Les répercussions directes et systémiques des risques de transition
La transition vers la carboneutralité aura des effets variables sur les différents secteurs de l’économie. Pour comprendre la portée des changements à venir, les banques centrales ont élaboré des scénarios climatiques, soit un ensemble d’avenirs possibles qui résultent de différentes mesures de politiques publiques visant à limiter les émissions de gaz à effet de serre. En s’appuyant sur des scénarios similaires, les entités financières peuvent évaluer l’évolution probable des divers types de risques auxquels elles sont exposées, notamment les risques de crédit, de marché et de liquidité. Ces risques représentent les répercussions directes de la transition vers une économie sobre en carbone sur le système financier.
En même temps, une entité financière directement exposée aux secteurs pénalisés par la transition pourrait prendre des mesures pour protéger son bilan. Ces mesures pourraient avoir un effet domino sur d’autres entités en raison du niveau d’interconnexion entre les participants au système financier. Par exemple, bon nombre d’entités ont une exposition commune et pourraient donc être exposées au même ensemble d’entreprises ou secteurs touchés par la transition. Cette exposition commune est susceptible d’accentuer les pressions à la vente s’exerçant sur les prix des actifs et d’engendrer des ventes en catastrophe. Par ailleurs, il n’est pas rare qu’une entité financière détienne des parts d’une autre entité financière. Ces participations croisées font en sorte que les pertes financières d’une entité pourraient causer des pertes à d’autres. En dernier lieu, puisque certains types d’entités financières ont souvent un modèle d’affaires similaire (p. ex., les banques), il est possible que les marchés ne fassent pas suffisamment de distinction entre ces entités et qu’ils leur réservent le même traitement.
La figure 1 illustre la manière dont les répercussions directes et systémiques des risques pourraient se produire.
Figure 1 : La nature interconnectée du système financier implique que les répercussions directes des risques de transition peuvent entraîner des conséquences dans l’ensemble du système
Figure 1 : La nature interconnectée du système financier implique que les répercussions directes des risques de transition peuvent entraîner des conséquences dans l’ensemble du système
L’application du cadre au système financier canadien
Pour comprendre les répercussions directes et systémiques des risques de transition au Canada, le personnel de la Banque a réalisé une étude en se fondant sur un nouvel et vaste ensemble de données. Celui-ci contient notamment des renseignements sur :
- les expositions directes d’entités financières canadiennes à des secteurs susceptibles d’être touchés par la transition climatique;
- des interconnexions dans et entre les divers types d’entités au sein du système financier.
L’équipe de recherche a pu recueillir ces renseignements pertinents en faisant appel aux organismes de réglementation provinciaux et fédéraux ainsi qu’à des participants aux marchés financiers.
Elle a ensuite appliqué un cadre d’analyse à ces données sur le système financier canadien pour recenser les répercussions directes des risques de transition.

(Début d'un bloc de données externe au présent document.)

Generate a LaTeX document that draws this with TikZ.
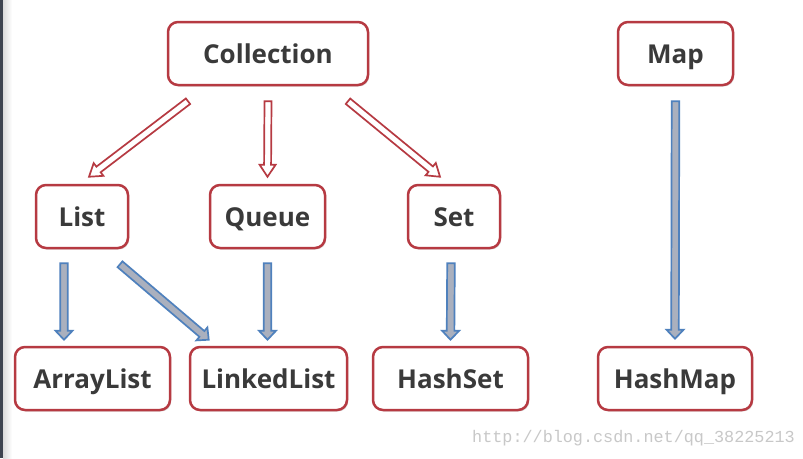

Elle a constaté que ces dernières étaient généralement modestes. Ce résultat s’explique en partie par l’exposition limitée des entités financières canadiennes aux secteurs de l’économie enclins à subir les contrecoups négatifs de la transition climatique. Malgré cette exposition limitée, l’étude montre que les interconnexions existantes contribuent à propager les répercussions des risques de transition dans l’ensemble du système financier. L’étude révèle, en particulier, que les expositions communes, les ventes en catastrophe et les participations croisées sont d’importants canaux de transmission.
Les leçons à tirer
Cette étude a considérablement amélioré la compréhension de la Banque à l’égard des risques de transition qui pèsent sur le système financier canadien. Les données recueillies permettent de mieux évaluer les liens entre les entités financières et les secteurs de l’économie susceptibles d’être touchés par la transition. Les données fournissent aussi un éclairage appréciable quant aux réactions possibles des différentes entités aux risques de transition. Il serait notamment probable que certaines entités, comme les fonds d’investissement, contribuent à propager et à amplifier les chocs liés à la transition climatique dans le système financier, tandis que d’autres, comme les caisses de retraite, pourraient aider à les contenir.
L’étude a aussi été l’occasion pour le personnel de la Banque de participer à des discussions sur les risques de transition climatique avec diverses entités du système financier canadien, dont des représentants des caisses de retraite. La collaboration avec ces intervenants a permis de mieux comprendre les perspectives à long terme des investisseurs et leur façon d’évaluer et de gérer les risques et les possibilités liés à la transition climatique.
Enfin, l’étude a mis en lumière les nombreux défis analytiques qui se posent pour l’évaluation des effets des risques de transition sur le système financier. Parmi ces défis, notons l’absence de données facilement accessibles en ce qui a trait aux expositions directes ou aux interconnexions dans le système financier. Ces travaux soulignent la nécessité de parvenir à une mesure et une divulgation standardisées et systématiques des expositions aux risques de transition climatique. L’évaluation de ces risques comporte un autre défi majeur : l’élaboration d’un cadre d’analyse, à la fois simple et exhaustif, qui permette une recension des risques liés à la transition vers une économie sobre en carbone. La présente étude constitue un jalon important dans la réalisation de cet objectif.